Like Ms. Warren, Mr. Sanders had avoided firing back at Mr. Buttigieg until recently, preferring to let online allies like Jacobin magazine do that work for him. But last weekend in Iowa Mr. Sanders fired a shot of his own, saying Mr. Buttigieg wishes to preserve an unfair health care system.

“If you maintain a system where millions of people continue to get their private, their insurance from their employers, the average worker in America making about $60,000 a year is paying $12,000 for their health care,” Mr. Sanders told a crowd in Burlington, Iowa. “That’s 20 percent of somebody’s income. If Buttigieg or anyone else wants to maintain that system, I think that is really unfair to the working families of this country.”

Mr. Buttigieg has made fewer direct attacks on Mr. Biden than on his more progressive rivals. The two share a base of older voters, and each has sought to chart a more moderate path to the Democratic presidential nomination.

Instead, Mr. Buttigieg, 37, has drawn an implicit contrast with the 77-year-old former vice president. He speaks about forging a new political era and dismisses long-tenured Washington politicians as part of the nation’s problems he aims to solve.

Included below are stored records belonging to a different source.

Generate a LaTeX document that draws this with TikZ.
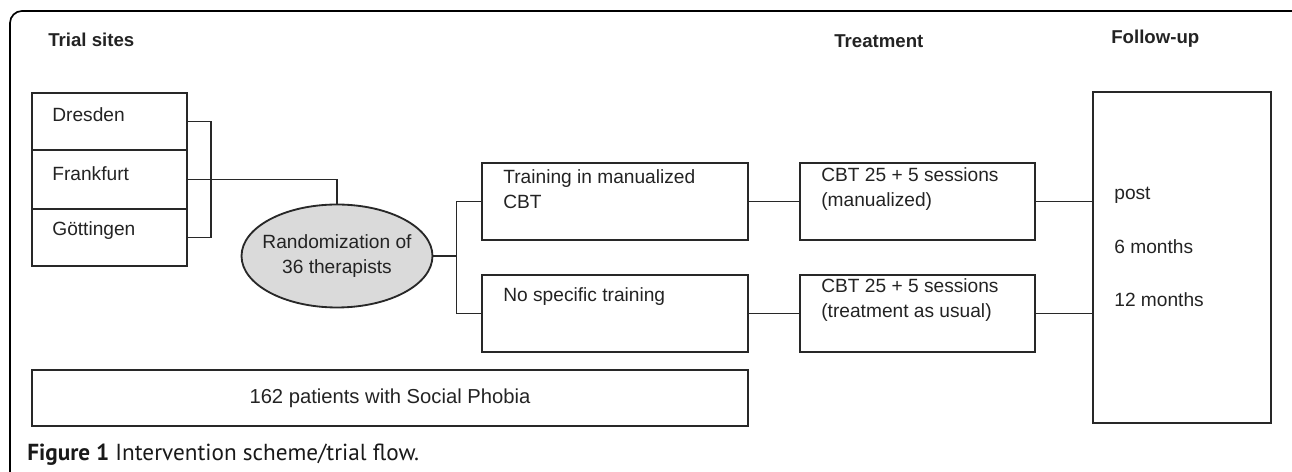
\documentclass[tikz,border=0pt]{standalone}
\usepackage{fontspec}
\setmainfont{Liberation Sans}
\newfontfamily\capfont{PT Sans}
\usepackage{xcolor}
\usetikzlibrary{shapes.geometric}
\definecolor{linec}{RGB}{40,40,40}
\definecolor{textc}{RGB}{35,35,35}
\definecolor{ovalc}{RGB}{218,218,218}
\tikzset{
 box/.style={draw=linec,line width=1.05pt,anchor=north west,inner sep=0pt,outer sep=0pt},
 txt/.style={anchor=west,inner sep=0pt,text=textc,align=left,font=\fontsize{10.9}{14.2}\selectfont},
 head/.style={txt,font=\fontsize{10.6}{12}\selectfont\bfseries},
 link/.style={draw=linec,line width=1.05pt}
}
\begin{document}
\begin{tikzpicture}[x=0.02cm,y=-0.02cm]
\path[use as bounding box](0,0) rectangle (1292,472);
\clip(0,0) rectangle (1292,472);
\draw[line width=0.95pt,rounded corners=0.24cm](10,11) rectangle (1310,500);

\node[head] (hsites) at (48,40) {Trial sites};
\node[head] (htreat) at (834,41) {Treatment};
\node[head] (hfollow) at (1111,39) {Follow-up};

\node[box,minimum width=3.1cm,minimum height=1.14cm] (dresden) at (32,93) {};
\node[box,minimum width=3.1cm,minimum height=1.18cm] (frankfurt) at (32,150) {};
\node[box,minimum width=3.1cm,minimum height=1.14cm] (goettingen) at (32,209) {};
\node[txt] (tdresden) at (52,115) {Dresden};
\node[txt] (tfrankfurt) at (52,174) {Frankfurt};
\node[txt] (tgoettingen) at (52,231) {Göttingen};

\node[ellipse,draw=linec,line width=1.05pt,fill=ovalc,inner sep=0pt,outer sep=0pt,
 minimum width=3.82cm,minimum height=2.06cm] (rando) at (337,256) {};
\node[txt,anchor=center,align=center] (trando) at (rando) {Randomization of\\36 therapists};

\node[box,minimum width=5.32cm,minimum height=1.54cm] (train) at (482,163) {};
\node[box,minimum width=5.32cm,minimum height=1.54cm] (notrain) at (482,275) {};
\node[txt] (ttrain) at (503,189) {Training in manualized\\CBT};
\node[txt] (tnotrain) at (503,297) {No specific training};

\node[box,minimum width=4.7cm,minimum height=1.54cm] (cbtman) at (800,163) {};
\node[box,minimum width=4.7cm,minimum height=1.54cm] (cbttau) at (800,275) {};
\node[txt] (tcbtman) at (821,189) {CBT 25 + 5 sessions\\(manualized)};
\node[txt] (tcbttau) at (821,300) {CBT 25 + 5 sessions\\(treatment as usual)};

\node[box,minimum width=3.56cm,minimum height=6.62cm] (follow) at (1093,92) {};
\node[txt] (fpost) at (1114,195) {post};
\node[txt] (fsix) at (1114,247) {6 months};
\node[txt] (ftwelve) at (1114,300) {12 months};

\node[box,minimum width=14.32cm,minimum height=1.12cm,text=textc,
 font=\fontsize{11.5}{14.2}\selectfont] (patients) at (32,370) {162 patients with Social Phobia};

\node[anchor=west,inner sep=0pt,text=black!90,font=\capfont\fontsize{13.2}{15}\selectfont]
 (caption) at (27,455) {\textbf{Figure 1} Intervention scheme/trial flow.};

\draw[link](dresden.east)--++(24,0)|-(goettingen.east);
\draw[link](frankfurt.east)-|(rando.north);
\draw[link](rando.east)--++(24,0)coordinate(split);
\draw[link](train.west)-|(split)|-(notrain.west);
\draw[link](train.east)--(cbtman.west);
\draw[link](notrain.east)--(cbttau.west);
\draw[link](cbtman.east)--(cbtman.east-|follow.west);
\draw[link](cbttau.east)--(cbttau.east-|follow.west);
\end{tikzpicture}
\end{document}
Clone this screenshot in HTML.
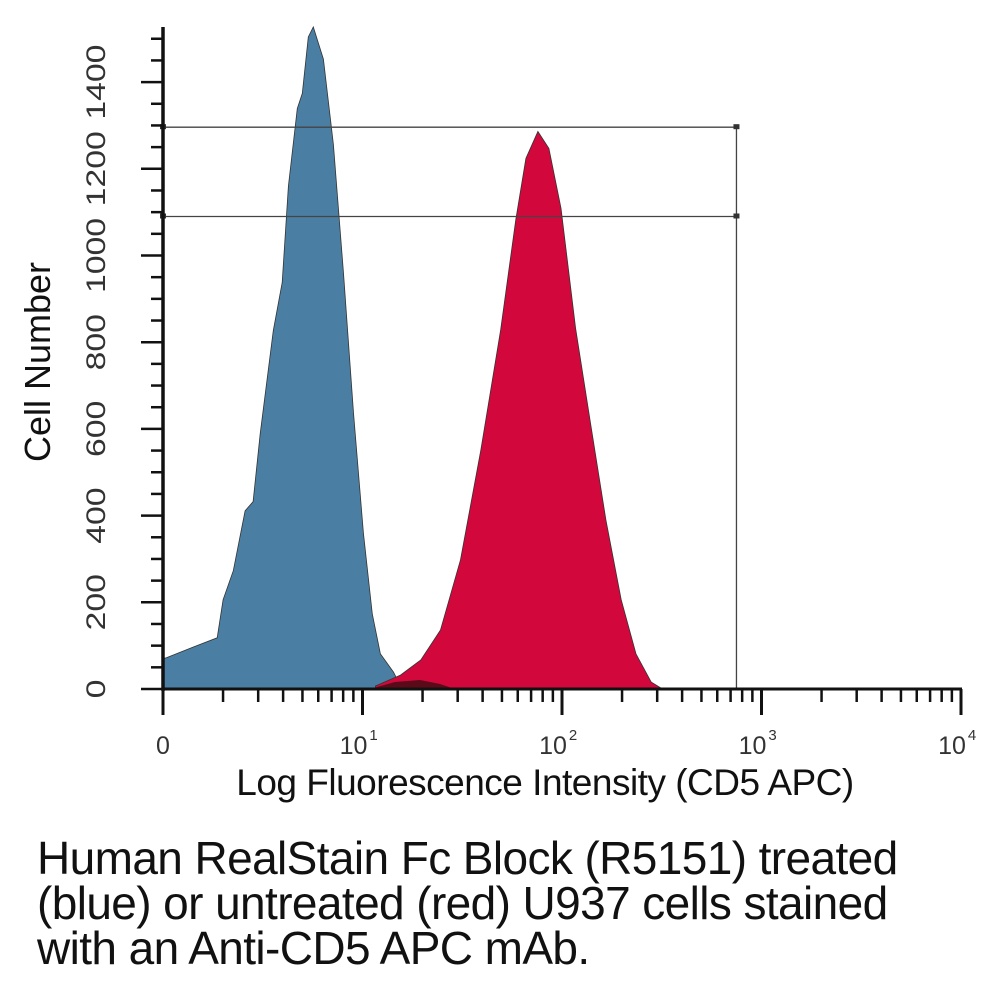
<!DOCTYPE html>
<html><head><meta charset="utf-8"><style>
html,body{margin:0;padding:0;background:#fff;}
body{width:1000px;height:1000px;overflow:hidden;position:relative;font-family:"Liberation Sans",sans-serif;}
.cap{position:absolute;left:37px;top:836px;font-size:46px;line-height:45px;color:#111;letter-spacing:-0.6px;white-space:nowrap;}
</style></head><body>
<svg id="chart" width="1000" height="820" style="position:absolute;left:0;top:0" xmlns="http://www.w3.org/2000/svg"></svg>
<div class="cap">Human RealStain Fc Block (R5151) treated<br>(blue) or untreated (red) U937 cells stained<br>with an Anti-CD5 APC mAb.</div>
<script>
const blueIntensity=[1.0,1.04,1.42,1.87,2.0,2.25,2.58,2.83,3.07,3.57,3.96,4.25,4.71,4.99,5.35,5.67,6.37,7.15,8.03,9.01,10.1,11.2,12.3,14.3,15.5];
const blueCount=[70,72,97,118,206,273,411,432,589,827,938,1160,1339,1374,1504,1527,1453,1256,959,637,360,173,81,39,7];
const redIntensity=[11.6,15.5,19.6,24.6,31.0,39.2,49.3,58.7,65.9,75.7,86.0,98.9,117,140,166,198,235,280,314];
const redCount=[7,32,67,136,298,552,829,1083,1224,1286,1247,1109,832,603,390,206,81,16,2];
const yTicks=[0,200,400,600,800,1000,1200,1400];
const xDecades=[1,10,100,1000,10000];
const xTickLabels=["0","10","10","10","10"];
const xTickExp=["","1","2","3","4"];
const gateUpper=1296, gateLower=1090, gateRight=749;

const NS="http://www.w3.org/2000/svg";
const svg=document.getElementById('chart');
const X0=163,DEC=199.5,Y0=689,PPU=0.4335;
const xs=v=>X0+Math.log10(v)*DEC;
const ys=c=>Y0-c*PPU;
function mk(t,a){const e=document.createElementNS(NS,t);for(const k in a)e.setAttribute(k,a[k]);svg.appendChild(e);return e;}

function area(xv,cv,fill,name){
  let d='M'+xs(xv[0])+','+Y0;
  for(let i=0;i<xv.length;i++)d+=' L'+xs(xv[i]).toFixed(1)+','+ys(cv[i]).toFixed(1);
  d+=' L'+xs(xv[xv.length-1]).toFixed(1)+','+Y0+' Z';
  const p=mk('path',{d:d,fill:fill,stroke:'#333','stroke-width':0.8});
  
  
}
area(blueIntensity,blueCount,'#4a7fa3','blue-histogram');
area(redIntensity,redCount,'#d2083c','red-histogram');
const ov=mk('path',{d:'M370,689 L395,682 L420,680 L440,684 L455,689 Z',fill:'#5a0a18'});



const g=mk('path',{d:`M${X0},${ys(gateUpper)} H${xs(gateRight)} M${X0},${ys(gateLower)} H${xs(gateRight)} M${xs(gateRight)},${ys(gateUpper)} V${Y0}`,stroke:'#444','stroke-width':1.3,fill:'none'});


[[X0,gateUpper],[X0,gateLower],[xs(gateRight),gateUpper],[xs(gateRight),gateLower]].forEach(p=>{
  const r=mk('rect',{x:p[0]-3,y:ys(p[1])-3,width:6,height:5,fill:'#333'});
  
  
});

const ya=mk('line',{x1:X0,y1:27,x2:X0,y2:Y0+2,stroke:'#111','stroke-width':3.5});


const xa=mk('line',{x1:X0,y1:Y0,x2:xs(10000)+1,y2:Y0,stroke:'#111','stroke-width':3});


for(let c=0;c<=1500;c+=50){
  const major=c%200===0;
  const t=mk('line',{x1:X0-(major?22:12),y1:ys(c),x2:X0,y2:ys(c),stroke:'#111','stroke-width':2.5});
  
  
}
yTicks.forEach(v=>{
  const t=mk('text',{x:0,y:0,transform:`translate(105,${ys(v)}) rotate(-90) scale(1.25,1)`,'text-anchor':'middle','font-size':27,fill:'#333'});
  t.textContent=v;
  
  
});
for(let d=0;d<4;d++){
  for(let m=2;m<=9;m++){
    const v=xDecades[d]*m;
    const t=mk('line',{x1:xs(v),y1:Y0,x2:xs(v),y2:Y0+13,stroke:'#111','stroke-width':2.5});
    
    
  }
}
xDecades.forEach((v,i)=>{
  const t=mk('line',{x1:xs(v),y1:Y0,x2:xs(v),y2:Y0+26,stroke:'#111','stroke-width':3});
  
  
  const lb=mk('text',{x:xs(v)-(i?9:0),y:754,'text-anchor':'middle','font-size':25,fill:'#333'});
  lb.textContent=xTickLabels[i];
  
  
  if(xTickExp[i]){
    const s=mk('text',{x:xs(v)+11,y:740,'text-anchor':'middle','font-size':15,fill:'#333'});
    s.textContent=xTickExp[i];
    
    
  }
});
const yt=mk('text',{x:0,y:0,transform:'translate(50,362) rotate(-90)','text-anchor':'middle','font-size':36,fill:'#111'});
yt.textContent='Cell Number';


const xt=mk('text',{x:545,y:795,'text-anchor':'middle','font-size':37,fill:'#111','letter-spacing':-0.5});
xt.textContent='Log Fluorescence Intensity (CD5 APC)';


</script>
</body></html>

At the same time Mr. Buttigieg, who has demonstrated scant support among black voters for his campaign, has dismissed Mr. Biden’s long connections with the African-American community.

In November, he told donors at a California fund-raiser that black voters were sticking with Mr. Biden because of “familiarity” and not because he is “the candidate with the best answers on the subject of race,” according to a report in The Intercept. Weeks later, speaking to Fox News, he said Mr. Biden’s edge with black voters was not “permanent.”

Mr. Biden, who has a tendency to be condescending to younger people who question his record, has so far refrained from calling Mr. Buttigieg a young whippersnapper.

But on his campaign bus in Iowa this month, Mr. Biden told reporters that Mr. Buttigieg “stole” his health care plans and suggested that reporters had gone soft on the South Bend mayor.

“What would you have done to me?” Mr. Biden asked. “You’d have torn my ears off.”

Sydney Ember contributed reporting from Burlington, Iowa.